[Data entries start]

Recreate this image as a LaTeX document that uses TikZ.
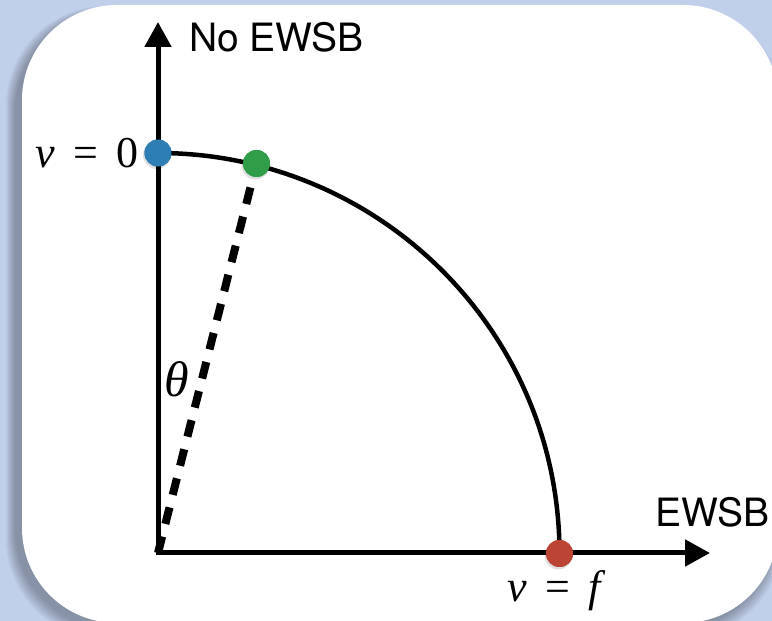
\documentclass[tikz,border=0pt]{standalone}
\usepackage{fontspec}
\newfontfamily\labelfont{TeX Gyre Heros}
\newfontfamily\seriffont{Liberation Serif}
\usetikzlibrary{arrows.meta}
\definecolor{bgblue}{RGB}{192,207,234}
\definecolor{dotblue}{RGB}{46,126,182}
\definecolor{dotgreen}{RGB}{48,158,72}
\definecolor{dotred}{RGB}{188,68,52}
\tikzset{
  axisline/.style={line width=5pt, line join=miter,
    {Triangle[length=25pt,width=26pt]}-{Triangle[length=25pt,width=26pt]}},
  curveline/.style={line width=4.5pt},
  dashline/.style={line width=8pt, dash pattern=on 17pt off 13pt},
  dot/.style={circle, inner sep=0pt, minimum size=27pt},
  sanslabel/.style={inner sep=0pt, font=\labelfont\fontsize{39}{39}\selectfont},
  mathlabel/.style={inner sep=0pt, font=\seriffont\fontsize{44}{44}\selectfont},
}
\newcommand{\eqsp}{\hspace{0.42em}}
\begin{document}
\begin{tikzpicture}[x=1pt,y=1pt]
\useasboundingbox (0,0) rectangle (772,621);
\fill[bgblue] (0,0) rectangle (772,621);
% soft shadow of the panel
\foreach \i in {1,...,10}
  \fill[black, opacity=0.03, rounded corners=100pt] (16-\i,-8-\i) rectangle (772+\i,609+0.6*\i);
\fill[white, rounded corners=95pt] (22,-2) rectangle (778,616);

\coordinate (O) at (158,68);
\coordinate (ytip) at (158,599);
\coordinate (xtip) at (710,68);
\node[dot, fill=dotblue] (b) at (158,468) {};
\node[dot, fill=dotgreen] (g) at (256.5,457.5) {};
\node[dot, fill=dotred] (r) at (559.5,67.5) {};

\draw[axisline] (ytip) -- (O) -- (xtip);
\draw[curveline] (b.center) arc[start angle=90, end angle=0, x radius=401.5, y radius=400.5];
\draw[dashline] (O) -- (g.center);

\foreach \n/\c in {b/dotblue, g/dotgreen, r/dotred}
  \fill[black, opacity=0.12] ([xshift=-1pt,yshift=-2pt]\n.center) circle (14pt);
\node[dot, fill=dotblue] at (b) {};
\node[dot, fill=dotgreen] at (g) {};
\node[dot, fill=dotred] at (r) {};

\node[sanslabel, anchor=base west] (noewsb) at (189,569) {No EWSB};
\node[sanslabel, anchor=base west] (ewsb) at (655,94) {EWSB};
\node[mathlabel, anchor=base east] (v0) at (139,453) {\itshape v\upshape\eqsp=\eqsp0};
\node[mathlabel, anchor=base west] (vf) at (507,19) {\itshape v\upshape\eqsp=\eqsp\itshape f};
\node[inner sep=0pt, font=\seriffont\itshape\fontsize{50}{50}\selectfont, anchor=base] (theta) at (177,224) {θ};
\end{tikzpicture}
\end{document}
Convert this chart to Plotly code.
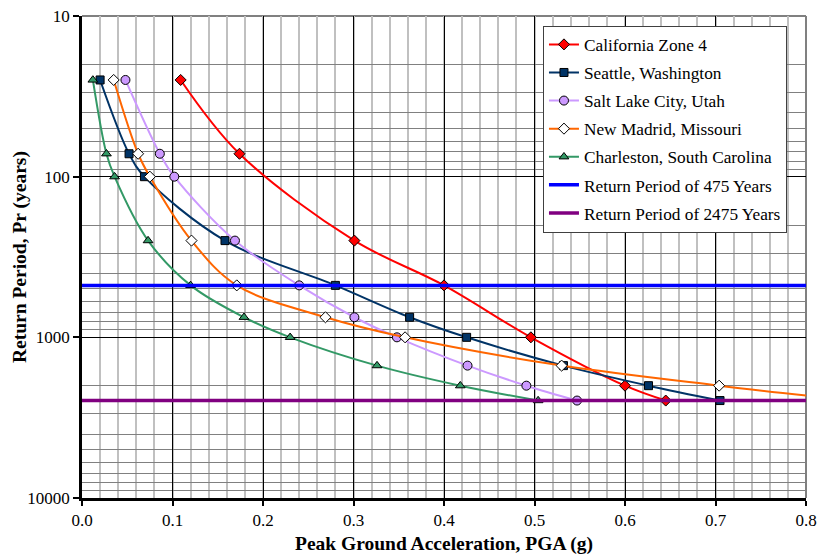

[Data entries end]

Stated exercise
Reproduce the full listing above verbatim, with no pictures included.

Full answer
Recreate this image as a LaTeX document that uses TikZ.
\documentclass[tikz,border=0pt]{standalone}
\usepackage{fontspec}
\newfontfamily\labelfont{TeX Gyre Heros}
\newfontfamily\seriffont{Liberation Serif}
\usetikzlibrary{arrows.meta}
\definecolor{bgblue}{RGB}{192,207,234}
\definecolor{dotblue}{RGB}{46,126,182}
\definecolor{dotgreen}{RGB}{48,158,72}
\definecolor{dotred}{RGB}{188,68,52}
\tikzset{
  axisline/.style={line width=5pt, line join=miter,
    {Triangle[length=25pt,width=26pt]}-{Triangle[length=25pt,width=26pt]}},
  curveline/.style={line width=4.5pt},
  dashline/.style={line width=8pt, dash pattern=on 17pt off 13pt},
  dot/.style={circle, inner sep=0pt, minimum size=27pt},
  sanslabel/.style={inner sep=0pt, font=\labelfont\fontsize{39}{39}\selectfont},
  mathlabel/.style={inner sep=0pt, font=\seriffont\fontsize{44}{44}\selectfont},
}
\newcommand{\eqsp}{\hspace{0.42em}}
\begin{document}
\begin{tikzpicture}[x=1pt,y=1pt]
\useasboundingbox (0,0) rectangle (772,621);
\fill[bgblue] (0,0) rectangle (772,621);
% soft shadow of the panel
\foreach \i in {1,...,10}
  \fill[black, opacity=0.03, rounded corners=100pt] (16-\i,-8-\i) rectangle (772+\i,609+0.6*\i);
\fill[white, rounded corners=95pt] (22,-2) rectangle (778,616);

\coordinate (O) at (158,68);
\coordinate (ytip) at (158,599);
\coordinate (xtip) at (710,68);
\node[dot, fill=dotblue] (b) at (158,468) {};
\node[dot, fill=dotgreen] (g) at (256.5,457.5) {};
\node[dot, fill=dotred] (r) at (559.5,67.5) {};

\draw[axisline] (ytip) -- (O) -- (xtip);
\draw[curveline] (b.center) arc[start angle=90, end angle=0, x radius=401.5, y radius=400.5];
\draw[dashline] (O) -- (g.center);

\foreach \n/\c in {b/dotblue, g/dotgreen, r/dotred}
  \fill[black, opacity=0.12] ([xshift=-1pt,yshift=-2pt]\n.center) circle (14pt);
\node[dot, fill=dotblue] at (b) {};
\node[dot, fill=dotgreen] at (g) {};
\node[dot, fill=dotred] at (r) {};

\node[sanslabel, anchor=base west] (noewsb) at (189,569) {No EWSB};
\node[sanslabel, anchor=base west] (ewsb) at (655,94) {EWSB};
\node[mathlabel, anchor=base east] (v0) at (139,453) {\itshape v\upshape\eqsp=\eqsp0};
\node[mathlabel, anchor=base west] (vf) at (507,19) {\itshape v\upshape\eqsp=\eqsp\itshape f};
\node[inner sep=0pt, font=\seriffont\itshape\fontsize{50}{50}\selectfont, anchor=base] (theta) at (177,224) {θ};
\end{tikzpicture}
\end{document}
Convert this chart to Plotly code.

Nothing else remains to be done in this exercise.